Settler Colonialism Panel Assesses Growing Field
On April 14th, members of the Yale Group for the Study of Native America returned to Luce Hall’s Auditorium for the two-hour panel, “Historicizing Settler Colonialism: From Wisconsin to Palestine.” Organized between YGSNA, Yale’s Council on Middle East Studies, and the American Studies Program, the discussion was chaired by Professor Rosie Bsheer of the Yale History Department. It included Steven Salaita (Independent Scholar), Doug Kiel (Williams College), and Yale faculty members Dan Magaziner (History) and Ned Blackhawk (History and American Studies).

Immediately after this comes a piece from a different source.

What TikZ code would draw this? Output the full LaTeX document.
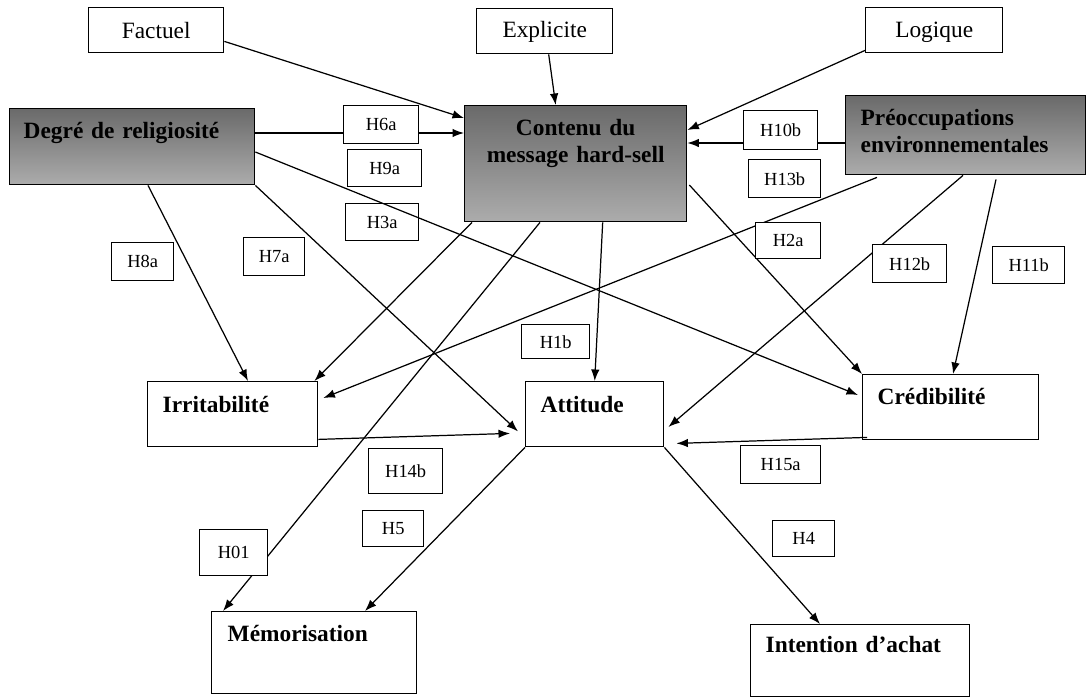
\documentclass[tikz,border=0pt]{standalone}
\usepackage{fontspec}
\setmainfont{Liberation Serif}
\usetikzlibrary{arrows.meta,calc}
\definecolor{shadetop}{RGB}{106,106,106}
\definecolor{shadebot}{RGB}{172,172,172}

\begin{document}
\begin{tikzpicture}[x=0.02cm,y=-0.02cm,line width=0.7pt,
  >={Latex[length=2.3mm,width=1.7mm]},
  conbox/.style={draw,line width=0.8pt,anchor=north west,inner ysep=0pt,align=left,
    font=\fontsize{13.3}{15.3}\selectfont\bfseries},
  topbox/.style={conbox,align=center,inner xsep=0pt,font=\fontsize{13.3}{15}\selectfont},
  shadedbox/.style={conbox,top color=shadetop,bottom color=shadebot},
  hyp/.style={draw,fill=white,line width=0.8pt,anchor=north west,inner sep=0pt,
    font=\fontsize{10.5}{12}\selectfont}]
\useasboundingbox (0,0) rectangle (1087,697);

% concepts
\path (88,7) node (factuel) [topbox,text width=2.7cm,text height=0.62cm,text depth=0.28cm] {Factuel};
\path (476,8) node (explicite) [topbox,text width=2.72cm,text height=0.58cm,text depth=0.32cm] {Explicite};
\path (865,7) node (logique) [topbox,text width=2.74cm,text height=0.6cm,text depth=0.3cm] {Logique};
\path (9,108) node (religion) [shadedbox,inner xsep=0.28cm,text width=4.34cm,text height=0.6cm,text depth=0.92cm] {Degré de religiosité};
\path (464,105) node (contenu) [shadedbox,align=center,inner xsep=0pt,text width=4.44cm,text height=0.6cm,text depth=1.72cm] {Contenu du\\message hard-sell};
\path (845,95) node (environ) [shadedbox,inner xsep=0.3cm,text width=4.2cm,text height=0.6cm,text depth=0.98cm] {Préoccupations\\environnementales};
\path (147,381) node (irrit) [conbox,inner xsep=0.3cm,text width=2.8cm,text height=0.62cm,text depth=0.68cm] {Irritabilité};
\path (525,381) node (attitude) [conbox,inner xsep=0.3cm,text width=2.16cm,text height=0.62cm,text depth=0.68cm] {Attitude};
\path (862,374) node (credib) [conbox,inner xsep=0.3cm,text width=2.92cm,text height=0.6cm,text depth=0.7cm] {Crédibilité};
\path (211,611) node (memo) [conbox,inner xsep=0.32cm,text width=3.46cm,text height=0.6cm,text depth=1.04cm] {Mémorisation};
\path (750,624) node (intention) [conbox,inner xsep=0.3cm,text width=3.78cm,text height=0.56cm,text depth=0.88cm] {Intention d’achat};

\draw [->] ($(factuel.south east)+(0,-12)$) to ($(contenu.north west)+(0,13)$);
\draw [->] ($(explicite.south)+(4,0)$) to ($(contenu.north)+(-20,0)$);
\draw [->] ($(logique.south west)+(0,-3)$) to ($(contenu.north east)+(0,25)$);
\draw [->] ($(religion.north east)+(0,25)$) to ($(contenu.north west)+(0,28)$);
\draw [->] ($(environ.north west)+(0,48)$) to ($(contenu.north east)+(0,38)$);
\draw [->] ($(religion.south west)+(139,0)$) to ($(irrit.north west)+(101,0)$);
\draw [->] (religion.south east) to ($(attitude.south west)+(-7,-16)$);
\draw [->] ($(religion.north east)+(0,44)$) to ($(credib.north west)+(-4,21)$);
\draw [->] ($(contenu.south west)+(8,0)$) to ($(irrit.north east)+(-4,0)$);
\draw [->] ($(contenu.south west)+(76,0)$) to ($(memo.north west)+(12,0)$);
\draw [->] ($(contenu.south)+(27,0)$) to (attitude.north);
\draw [->] ($(contenu.north east)+(2,80)$) to (credib.north west);
\draw [->] ($(environ.south west)+(32,2)$) to ($(irrit.north east)+(5,17)$);
\draw [->] ($(environ.south west)+(118,0)$) to ($(attitude.north east)+(4,46)$);
\draw [->] ($(environ.south west)+(151,4)$) to ($(credib.north west)+(91,0)$);
\draw [->] ($(irrit.south east)+(0,-8)$) to ($(attitude.south west)+(-15,-14)$);
\draw [->] ($(credib.south west)+(5,-3)$) to ($(attitude.south east)+(12,-4)$);
\draw [->] (attitude.south west) to ($(memo.north west)+(154,0)$);
\draw [->] (attitude.south east) to ($(intention.north west)+(70,0)$);

% hypotheses
\path (343,105) node (h6a) [hyp,minimum width=1.5cm,minimum height=0.76cm] {H6a};
\path (347,149) node (h9a) [hyp,minimum width=1.48cm,minimum height=0.74cm] {H9a};
\path (345,203) node (h3a) [hyp,fill=none,minimum width=1.46cm,minimum height=0.74cm] {H3a};
\path (743,110) node (h10b) [hyp,minimum width=1.48cm,minimum height=0.78cm] {H10b};
\path (748,159) node (h13b) [hyp,minimum width=1.44cm,minimum height=0.76cm] {H13b};
\path (755,222) node (h2a) [hyp,minimum width=1.3cm,minimum height=0.72cm] {H2a};
\path (872,244) node (h12b) [hyp,minimum width=1.48cm,minimum height=0.76cm] {H12b};
\path (992,246) node (h11b) [hyp,minimum width=1.44cm,minimum height=0.74cm] {H11b};
\path (111,242) node (h8a) [hyp,minimum width=1.24cm,minimum height=0.76cm] {H8a};
\path (243,237) node (h7a) [hyp,minimum width=1.22cm,minimum height=0.76cm] {H7a};
\path (521,324) node (h1b) [hyp,minimum width=1.36cm,minimum height=0.68cm] {H1b};
\path (368,448) node (h14b) [hyp,minimum width=1.48cm,minimum height=0.9cm] {H14b};
\path (362,510) node (h5) [hyp,minimum width=1.22cm,minimum height=0.72cm] {H5};
\path (199,529) node (h01) [hyp,minimum width=1.36cm,minimum height=0.92cm] {H01};
\path (740,445) node (h15a) [hyp,minimum width=1.6cm,minimum height=0.76cm] {H15a};
\path (772,520) node (h4) [hyp,minimum width=1.24cm,minimum height=0.72cm] {H4};
\end{tikzpicture}
\end{document}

Assessing the rise of settler colonial studies and examining its application in a range of comparative settings, this panel queried the logics of colonial settlements in Palestine, the rise of anti-sovereignty movements in the American Midwest, as well as the history of Indigenous dispossession in South Africa. Each panelist examined the conceptual utilities of the paradigm and together joined audience members in an extended conversation about the transnational dimensions of global colonialism. Salaita examined the mythology of North American settlement in the discoursive imaginary of Israel’s colonization of Palestine, Kiel drew upon his ongoing research into the history of land alienation and reclamation among the Oneida Indian Nation of Wisconsin, and Magaziner provided an extended overview of southern Africa’s comparative regimes of British settler colonization.
Dozens of graduate students (photographed here with the panelists) from across not only Yale’s campus community but also New York City graduate programs attended the event, including nearly a dozen students from Professor Audra Simpson’s “Settler Colonialism in North America” graduate seminar at Columbia University. Such participation continues ongoing sets of conversations and exchanges between YGSNA members and New York City graduate student communities.
Salaita spent the early afternoon at the Native American Cultural Center meeting with graduate students from across campus, discussing his ongoing legal struggles with the University of Illinois’s administration, which terminated his tenured appointment in August 2014.